Tuesday, 6 May 2014

Lavender and Honey Loaf Cake



As it's a long weekend, I felt a nice cake or two would help it go more smoothly! First up is a lavender and honey cake. I looked a lots of lavender cake recipes but most were paired with Earl Grey tea, since bergamot and lavender sit so nicely together. I looked a honey cakes too, but few included lavender. I've had a jar of borage honey on the go for a while, which I love because it doesn't taste of honey (which I hate normally), and there are lots of salad recipes online that use borage and lavender flowers so I thought I'd find a honey cake with lots of honey in it, use borage honey and add some lavender. My original filling idea was lavender buttercream but I now realise that will make it taste like a scented candle. I'm now thinking about a tea buttercream or injecting melted honey into the cake once cool. I'm going to top with purple fondant icing as I've offered some to R and his ladyfriend as part of our friendfood fun, and if one is gifting cake, one should make it as pretty as possible - it's a good excuse to. Could use a tea buttercream, I guess...hmmm...

Lavender and Honey Loaf Cake
(this makes a 2-lb loaf tin but a round tin would work too I guess)
150g butter (cubed)
100g borage honey
75g white sugar
3 eggs
250g self-raising flour
3 tbsp dried lavender flowers

Pre-heat the oven to 180C (160C for fan ovens) and leave the butter at room temperature to soften slightly.
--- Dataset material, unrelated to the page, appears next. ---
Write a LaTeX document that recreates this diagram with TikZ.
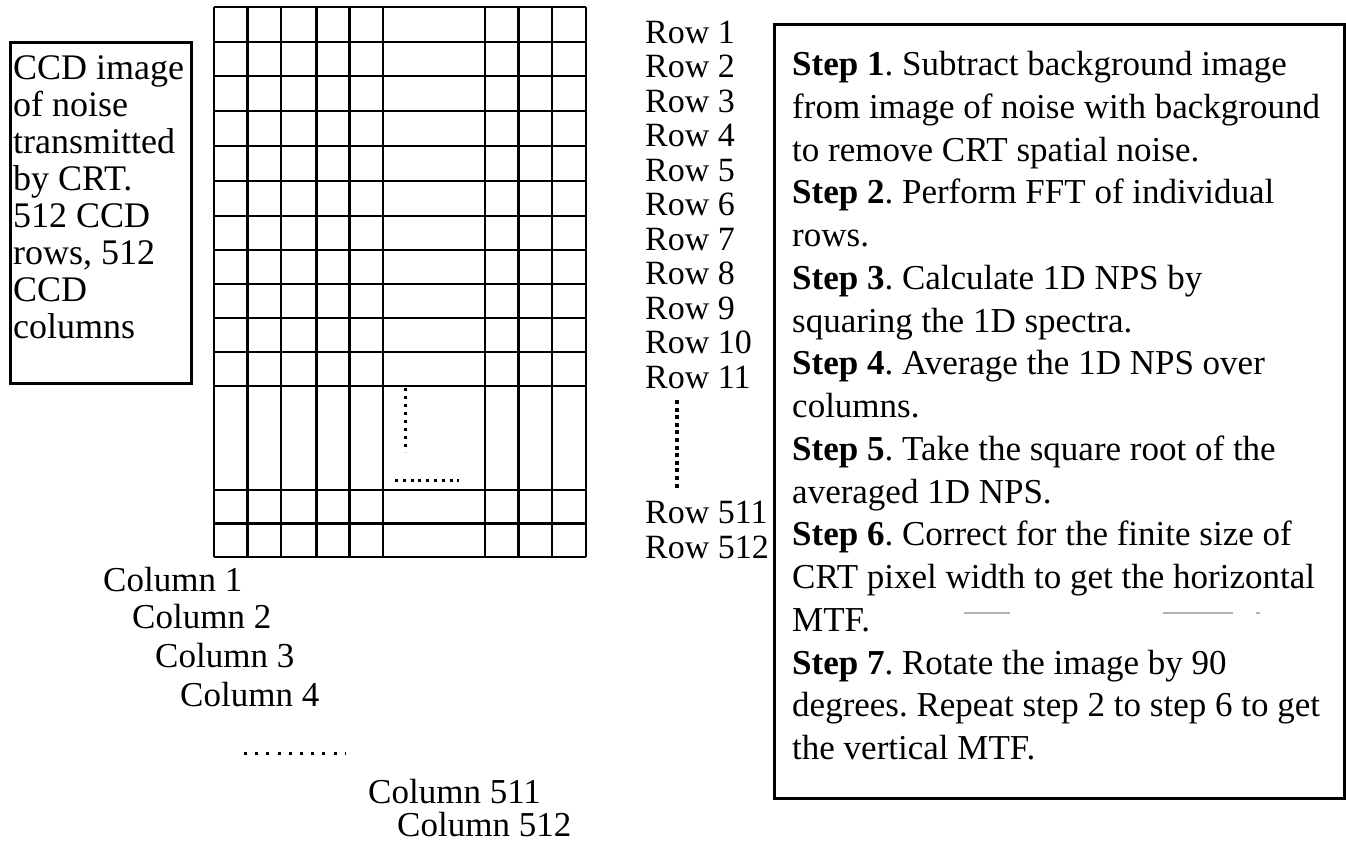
\documentclass[tikz,border=0pt]{standalone}
\usepackage{fontspec}
\setmainfont{Liberation Serif}
\begin{document}
\frenchspacing
\begin{tikzpicture}[x=1pt,y=-1pt,
  txt/.style={anchor=base west, inner sep=0pt, font=\fontsize{35}{40}\selectfont},
  rowtxt/.style={txt, font=\fontsize{34}{34}\selectfont},
  ccdtxt/.style={txt, font=\fontsize{36}{37}\selectfont},
  frame/.style={draw=black, line width=3pt, inner sep=0pt, fill=none},
  gridln/.style={line width=2.2pt},
  heavyln/.style={line width=3pt},
  dots/.style={line width=3pt, dash pattern=on 3pt off 5pt},
  speck/.style={draw=gray!60, line width=1.2pt}]
\useasboundingbox (0,0) rectangle (1346,844);

% left description box
\node[frame, anchor=north west, minimum width=181pt, minimum height=341pt] (ccdbox) at (9,41) {};
\foreach \t [count=\i] in {{CCD image},{of noise},{transmitted},{by CRT.},{512 CCD},{rows, 512},{CCD},{columns}}
  \node[ccdtxt] (ccd\i) at (13,{79+(\i-1)*37}) {\t};

% grid
\foreach \x in {214,281,383,485,552,586}
  \draw[gridln] (\x,7) -- (\x,557);
\foreach \x in {247,316,349,518}
  \draw[heavyln] (\x,7) -- (\x,557);
\foreach \y in {7,42,76,111,146,181,216,250,284,318,352,386,490,557}
  \draw[gridln] (214,\y) -- (586,\y);
\draw[heavyln] (214,523) -- (586,523);
\coordinate (vd1) at (405,388);
\coordinate (vd2) at (405,452);
\coordinate (hd1) at (395,480);
\coordinate (hd2) at (459,480);
\draw[dots] (vd1) -- (vd2);
\draw[dots, dash pattern=on 3pt off 4.8pt] (hd1) -- (hd2);

% row labels
\foreach \i in {1,...,11}
  \node[rowtxt] (row\i) at (645,{43.3+(\i-1)*34.5}) {Row \i};
\node[rowtxt] (row511) at (645,523.3) {Row 511};
\node[rowtxt] (row512) at (645,558.3) {Row 512};
\coordinate (rd1) at (677,400);
\coordinate (rd2) at (677,491);
\draw[line width=4pt, dash pattern=on 4pt off 3.6pt] (rd1) -- (rd2);

% column labels
\node[txt] (col1) at (103,591.6) {Column 1};
\node[txt] (col2) at (132,628.6) {Column 2};
\node[txt] (col3) at (155,667.6) {Column 3};
\node[txt] (col4) at (180,706.6) {Column 4};
\coordinate (cd1) at (244,753);
\coordinate (cd2) at (345,753);
\draw[line width=3pt, dash pattern=on 3pt off 8.2pt] (cd1) -- (cd2);
\node[txt] (col511) at (368,803) {Column 511};
\node[txt] (col512) at (397,836) {Column 512};

% steps box
\node[frame, anchor=north west, minimum width=570pt, minimum height=774pt] (stepbox) at (773,23) {};
\foreach \t [count=\i] in {
  {\textbf{Step 1}. Subtract background image},
  {from image of noise with background},
  {to remove CRT spatial noise.},
  {\textbf{Step 2}. Perform FFT of individual},
  {rows.},
  {\textbf{Step 3}. Calculate 1D NPS by},
  {squaring the 1D spectra.},
  {\textbf{Step 4}. Average the 1D NPS over},
  {columns.},
  {\textbf{Step 5}. Take the square root of the},
  {averaged 1D NPS.},
  {\textbf{Step 6}. Correct for the finite size of},
  {CRT pixel width to get the horizontal},
  {MTF.},
  {\textbf{Step 7}. Rotate the image by 90},
  {degrees. Repeat step 2 to step 6 to get},
  {the vertical MTF.}}
  \node[txt] (step\i) at (792,{75.6+(\i-1)*42.75}) {\t};

% faint scan marks
\draw[speck] (964,613) -- (1010,613);
\draw[speck] (1163,613) -- (1233,613);
\draw[speck] (1256,613) -- (1260,613);
\end{tikzpicture}
\end{document}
Cream the butter, sugar and honey until light and fluffy and then beat in the lavender flowers. Add the eggs along with about 1/4 of the flour, beat thoroughly and then add the rest of the flour. Put it into a loaf tin and bake for 60 minutes or so.


Once cooled, I decorated it with Earl Grey buttercream and fondant icing.

Earl Grey Buttercream
60g unsalted butter
1 cup icing sugar
2 Earl Grey teabags (use decent ones)

Put the teabags into boiling water - about 100mL thereof - and leave for 20 minutes - giving the bags a squeeze every now and again helps. Cream the butter and sugar and add about 4tbsp of the tea until you get a pipe-able consistency. I added a few drops of red and of blue food colouring to make it less brown and more purple and then piped it into the cake.


I decorated the rest of the cake using fondant icing that I made from pre-mix icing sugar for fondant icing. I added purple gel colouring and after applying it, sprayed it with silver shimmer spray to make it opalescent.